Defense d'atterrir est, au premier abord, un film sur la décorrélation entre l'individu et la société qui ne calcule plus ceux qu'elle engendre. Le policier qui doit payer de sa personne pour sauver les autres et la tour de contrôle, girouette des atermoiements de la masse, représentent cette société tourneboulée. Le serial killer surgit donc comme un détonateur, c'est lui qui en mettant à mal l'ordre établi va révéler son inertie, son incapacité à faire face à l'imprévu. Contre lui, les forces de l'ordre ont toujours un temps de retard. Les rôles sont inversés ; celui qui est traqué devient le meneur. Cette inversion assigne au criminel une fonction nécessaire, presque positive dans l'ordre des choses où il s'agit de révéler ce qu'il y a désuet en vue de le changer. En mettant à la manoeuvre un tueur génial, le film catastrophe est donc d'abord un miroir tendu à la société sommée de muter au profit d'un modèle moins statique, moins étatique mais plus technique et protéiforme. De ce point de vue, le film est dans la trajectoire du film catastrophe classique qui nous dit qu'il y a le feu dans la maison et qu'il faut en construire une nouvelle plus intelligente et plus réactive, une maison qui réduirait la souffrance qu'elle engendre en tant que communauté avec ses règles et qui réglerait ainsi le problème du serial killer. Bienvenue dans la société moderne libérale !
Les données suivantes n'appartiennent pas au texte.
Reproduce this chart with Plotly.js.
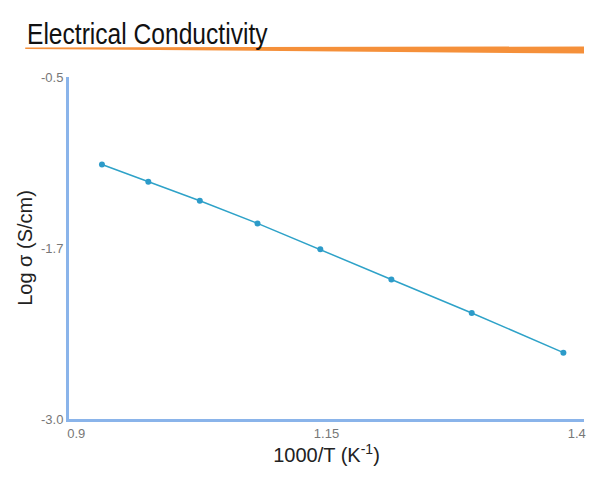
<!DOCTYPE html>
<html>
<head>
<meta charset="utf-8">
<script src="https://cdn.plot.ly/plotly-3.0.1.min.js"></script>
<style>
	body{margin:0;padding:0;background:#fff}
	#chart{width:600px;height:480px}
</style>
</head>
<body>
<div id="chart"></div>
<script>
// 1000/T values and log conductivity
const inv_temp = [0.932, 0.977, 1.027, 1.083, 1.144, 1.213, 1.291, 1.380]
const log_sigma = [-1.14, -1.265, -1.405, -1.57, -1.76, -1.98, -2.225, -2.515]

const x_ticks = [0.9, 1.15, 1.4]
const x_labels = ['\u00a0\u00a0\u00a0\u00a00.9', '1.15', '1.4\u00a0\u00a0\u00a0\u00a0']
const y_ticks = [-0.5, -1.75, -3.0]
const y_labels = ['-0.5', '-1.7', '-3.0']

const AXIS_BLUE = '#8ab4ea'
const FONT = '"Liberation Sans", Arial, sans-serif'

let traces = [
	{
		x: inv_temp,
		y: log_sigma,
		type: 'scatter',
		mode: 'lines+markers',
		line: {color: '#2ea2c8', width: 1.5},
		marker: {color: '#2d9bc9', size: 6},
		hoverinfo: 'x+y'
	}
]

let layout = {
	width: 600,
	height: 480,
	margin: {l: 69, r: 16, t: 77, b: 61},
	paper_bgcolor: '#fff',
	plot_bgcolor: '#fff',
	showlegend: false,
	font: {family: FONT, color: '#777'},
	title: {
		text: 'Electrical Conductivity',
		font: {family: '"Liberation Sans Narrow", "Liberation Sans", Arial, sans-serif', size: 30, color: '#111'},
		xref: 'container', x: 0.045, xanchor: 'left',
		yref: 'container', y: 0.93, yanchor: 'middle'
	},
	xaxis: {
		range: [0.9, 1.4],
		tickvals: x_ticks,
		ticktext: x_labels,
		tickfont: {size: 13, color: '#777'},
		ticklabeloverflow: 'allow',
		ticks: '',
		showgrid: false,
		zeroline: false,
		showline: true,
		linecolor: AXIS_BLUE,
		linewidth: 3,
		title: {text: '1000/T (K<sup>-1</sup>)', font: {size: 20, color: '#222'}, standoff: 0},
		automargin: false
	},
	yaxis: {
		range: [-3.0, -0.5],
		tickvals: y_ticks,
		ticktext: y_labels,
		tickfont: {size: 13, color: '#777'},
		ticklabeloverflow: 'allow',
		ticks: '',
		showgrid: false,
		zeroline: false,
		showline: true,
		linecolor: AXIS_BLUE,
		linewidth: 3,
		title: {text: 'Log σ (S/cm)', font: {size: 20, color: '#222'}, standoff: 3},
		automargin: false
	},
	shapes: [
		{
			// orange wedge under the title
			type: 'path',
			xref: 'paper', yref: 'paper',
			path: 'M -0.085,1.0863 L 1.0,1.0892 L 1.0,1.0687 L -0.085,1.0819 Z',
			fillcolor: '#f5903a',
			line: {width: 0}
		}
	]
}

Plotly.newPlot('chart', traces, layout, {displayModeBar: false, staticPlot: true}).then(function(gd){
	// the title font in the original is a condensed face, squeeze it horizontally
	let t = gd.querySelector('.gtitle')
	if(t){
		let x = parseFloat(t.getAttribute('x')) || 27
		t.setAttribute('transform', 'translate(' + x + ' 0) scale(0.82 1) translate(' + (-x) + ' 0)')
	}
})
</script>
</body>
</html>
Face à ce constat pourtant le film propose une solution. La force du groupe, son abnégation font office d'antidote à la panique générale et à l'éparpillement des volontés. Même si à un moment nous assistons à une dispute où un passager parvient à semer la discorde, le groupe résiste et affiche sa force et sa détermination au point d'opter pour le sacrifice dans un ultime élan patriotique. On ne verrait pas cela dans une fiction occidentale, non pas parce que les personnes sont moins courageuses mais parce l'identité du groupe est rarement assimilée à une instance décisionnelle permettant de faire évoluer un scénario.
Défense d'atterrir est donc un film qui contient l'émotion au sens où l'intégrité et la dignité du sujet ne font pas l'objet d'une déconstruction perverse. Le sujet est tenu par le groupe et il en tire une force qui remet la notion de liberté à sa vraie place. On est libre quand on n'a plus peur.